Earlier this month Adm. Harry Harris, commander of the U.S. Pacific Fleet, criticized the land reclamation program that has become known as the “great wall of sand.” He said it would increase “regional tensions and the potential for miscalculation.” China’s state-run Xinhua news agency dismissed U.S. concerns as the result of a “perverted sense of insecurity.”
China claims nearly the entirety of the South China Sea as within the “nine-dashed line” of its maritime territory, including the Paracel and Spratly islands, which are also claimed in part by Brunei, Malaysia, the Philippines, and Vietnam. (Taiwan also has claims in the region, which Beijing doesn’t dispute given that it considers Taiwan itself to be under Beijing’s control.)
Part of this is about natural resources—the South China Sea is thought to contain significant oil and gas reserves—but it’s also about sovereignty and the balance of military power in the region.
Some of these countries have built up de facto control over some of the islands by constructing military facilities, airstrips, and ports to bolster their claims. Until recently, China had staked its claims with just small concrete platforms on some of the reefs, but lately it has taken to simply building new islands out of nothing, as the photo above of construction in the Spratlys demonstrates. The rush to build new land follows the Communist Party designating the region a “core national interest” in 2012 as well as controversially declaring an air defense zone around it in 2013.
To be fair, China is not the first or only country to build new islands for political regions. Malaysia has built up land on Swallows Reef in the Spratlys for use by its navy as well as a scuba diving resort. Further to the East, Japan has built artificial islands to bolster its case in its own territorial disputes with China. But China’s activities have been on an unprecedented scale. According to Harris, China has created 1.5 square miles of new landmass in just the past few months. One analyst told the Washington Post that China has done more construction in the region in the past five months than other claimants have in the past five years.

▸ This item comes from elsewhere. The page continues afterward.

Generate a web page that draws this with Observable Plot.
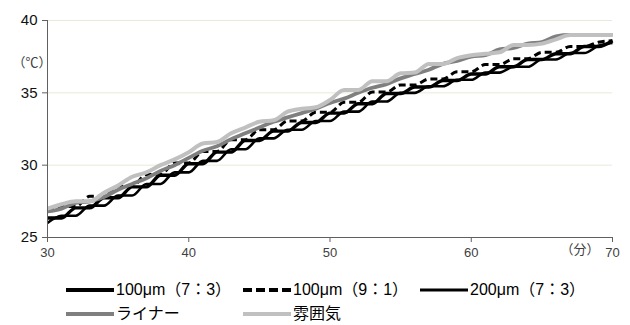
<!DOCTYPE html>
<html>
<head>
<meta charset="utf-8">
<script src="https://cdn.jsdelivr.net/npm/d3@7"></script>
<script src="https://cdn.jsdelivr.net/npm/@observablehq/plot@0.6"></script>
<style>
  html, body { margin: 0; padding: 0; background: #fff; }
  body { width: 630px; height: 325px; overflow: hidden; font-family: "Liberation Sans", "Noto Sans CJK JP", sans-serif; }
  #chart { position: relative; width: 630px; }
  #legend { position: relative; width: 630px; height: 63px; }
  .item { position: absolute; display: flex; align-items: center; font-size: 16px; line-height: 20px; color: #000; white-space: nowrap; }
  .item svg { display: block; margin-right: 2px; }
</style>
</head>
<body>
<div id="chart"></div>
<div id="legend"></div>
<script>
// ---- data ----
const minutes = [30,31,32,33,34,35,36,37,38,39,40,41,42,43,44,45,46,47,48,49,50,51,52,53,54,55,56,57,58,59,60,61,62,63,64,65,66,67,68,69,70];

const um100_73 = [26.35,26.35,27.05,27.05,27.75,27.75,28.5,28.5,29.3,29.3,30.1,30.1,30.9,30.9,31.7,31.7,32.35,32.35,32.95,32.95,33.6,33.6,34.25,34.25,34.95,34.95,35.4,35.4,35.85,35.85,36.3,36.3,36.8,36.8,37.3,37.3,37.7,37.7,38.2,38.2,38.6];

const um100_91 = [26.8,27.15,27.15,27.85,27.85,28.55,28.55,29.35,29.35,30.15,30.15,30.95,30.95,31.75,31.75,32.45,32.45,33.05,33.05,33.65,33.65,34.35,34.35,35.05,35.05,35.55,35.55,35.95,35.95,36.45,36.45,36.95,36.95,37.35,37.35,37.8,37.8,38.2,38.2,38.5,38.6];

const um200_73 = [26.0,26.5,26.5,27.2,27.2,27.9,27.9,28.7,28.7,29.5,29.5,30.3,30.3,31.1,31.1,31.85,31.85,32.45,32.45,33.05,33.05,33.7,33.7,34.4,34.4,35.0,35.0,35.45,35.45,35.9,35.9,36.4,36.4,36.8,36.8,37.3,37.3,37.75,37.75,38.25,38.45];

const liner = [26.8,27.0,27.4,27.5,27.8,28.3,28.7,29.1,29.6,30.0,30.5,31.0,31.3,31.8,32.2,32.6,33.0,33.3,33.6,33.9,34.3,34.6,35.0,35.35,35.6,36.0,36.3,36.6,37.0,37.2,37.5,37.6,38.0,38.1,38.4,38.5,38.9,39.0,39.0,39.0,39.0];

const atmosphere = [27.0,27.3,27.5,27.5,28.1,28.6,29.2,29.5,30.0,30.4,30.9,31.5,31.6,32.2,32.6,33.0,33.1,33.7,33.9,34.0,34.5,35.2,35.2,35.8,35.8,36.35,36.4,37.0,37.0,37.4,37.6,37.7,37.8,38.3,38.3,38.4,38.7,39.0,39.0,39.0,39.0];

const seriesNames = ["100μm（7：3）", "100μm（9：1）", "200μm（7：3）", "ライナー", "雰囲気"];
const xTicks = [30, 40, 50, 60, 70];
const yTicks = [25, 30, 35, 40];
const gridTicks = [30, 35, 40];
const yUnit = "（℃）";
const xUnit = "（分）";

// ---- styles ----
const styles = [
  {stroke: "#000", strokeWidth: 3.4, dash: null},
  {stroke: "#000", strokeWidth: 3.0, dash: "7,4"},
  {stroke: "#000", strokeWidth: 2.6, dash: null},
  {stroke: "#7f7f7f", strokeWidth: 3.8, dash: null},
  {stroke: "#c0c0c0", strokeWidth: 4, dash: null}
];

const valueArrays = [um100_73, um100_91, um200_73, liner, atmosphere];
const tables = valueArrays.map((vals, k) => minutes.map((m, i) => ({minute: m, temp: vals[i], series: seriesNames[k]})));

const font = "'Liberation Sans', 'Noto Sans CJK JP', sans-serif";

const lineMarks = tables.map((t, k) => Plot.line(t, {
  x: "minute", y: "temp", curve: "monotone-x",
  stroke: styles[k].stroke, strokeWidth: styles[k].strokeWidth,
  strokeDasharray: styles[k].dash || undefined,
  strokeLinejoin: "round", strokeLinecap: "butt"
}));

const plot = Plot.plot({
  width: 630,
  height: 262,
  marginLeft: 47,
  marginRight: 18,
  marginTop: 20,
  marginBottom: 25,
  style: {fontFamily: font, background: "#fff", overflow: "visible"},
  x: {domain: [30, 70]},
  y: {domain: [25, 40]},
  marks: [
    Plot.ruleY(gridTicks, {stroke: "#e9e9d9", strokeWidth: 1}),
    ...lineMarks,
    Plot.ruleX([30], {stroke: "#606060", strokeWidth: 1}),
    Plot.ruleY([25], {stroke: "#606060", strokeWidth: 1}),
    Plot.axisY({ticks: yTicks, tickSize: 5, tickPadding: 5, fontSize: 15, label: null, stroke: "#606060", fill: "#111"}),
    Plot.axisX({ticks: xTicks, tickSize: 5, tickPadding: 5, fontSize: 13, label: null, stroke: "#606060", fill: "#404040"}),
    Plot.text([yUnit], {frameAnchor: "top-left", dx: -35, dy: 37, textAnchor: "start", fontSize: 13, fill: "#404040"}),
    Plot.text([xUnit], {frameAnchor: "bottom-right", dx: -13, dy: 16, textAnchor: "end", fontSize: 13, fill: "#404040"})
  ]
});
document.getElementById("chart").appendChild(plot);

// ---- legend ----
const legend = document.getElementById("legend");
const legendPos = [
  {left: 66, top: 18}, {left: 243, top: 18}, {left: 420, top: 18},
  {left: 66, top: 42}, {left: 243, top: 42}
];
seriesNames.forEach((name, k) => {
  const item = document.createElement("div");
  item.className = "item";
  item.style.left = legendPos[k].left + "px";
  item.style.top = legendPos[k].top + "px";
  const s = styles[k];
  const w = k === 2 ? 3 : 4.2;
  item.innerHTML = `<svg width="48" height="20"><line x1="0" x2="48" y1="10" y2="10" stroke="${s.stroke}" stroke-width="${w}" ${s.dash ? 'stroke-dasharray="9,4"' : ''}/></svg><span>${name}</span>`;
  legend.appendChild(item);
});
</script>
</body>
</html>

In addition to the unfortunately little-discussed environmental impact of pumping sand and concrete into live coral reefs, the Great Wall of Sand is a serious political provocation. Consider the fact that a Chinese oil rig parked briefly in the Paracels last year led to clashes at sea with Vietnamese ships and contributed to anti-Chinese rioting.
Given that possession is nine-tenths of the law in international territory disputes, China’s new land, particularly if military assets are stationed there, has the potential to dramatically upset the political status quo in the region.
“Previously it was kind of terra nullius,” says James Hardy, Asia-Pacific Editor at Jane’s Defense Weekly, who has been analyzing satellite imagery of the construction and provided the image above. “Other countries had got a hold of the existing islands but there was kind of a status quo. Now China is building these islands out of nothing and once it can put troops down on them, now it’s got a jumping point to assert the claims it has had for many years.”
As neighboring countries respond, there’s potential for a dredge war in the region, as countries build up land to fortify their claims, though other countries don’t have the same construction resources as China. A detachment of Filipino marines has been asserting Manilla’s claim over a disputed shoal in the Spratlys from a rusting hull of a deliberately beached warship, for instance.
Asked if there are plausible explanations for China’s island building other than power projection, Hardy is skeptical. “They could be just building a bunch of 5-star hotels in a very strategically important part of the world that’s also claimed by their neighbors,” he says, “but it seems a little far-fetched.”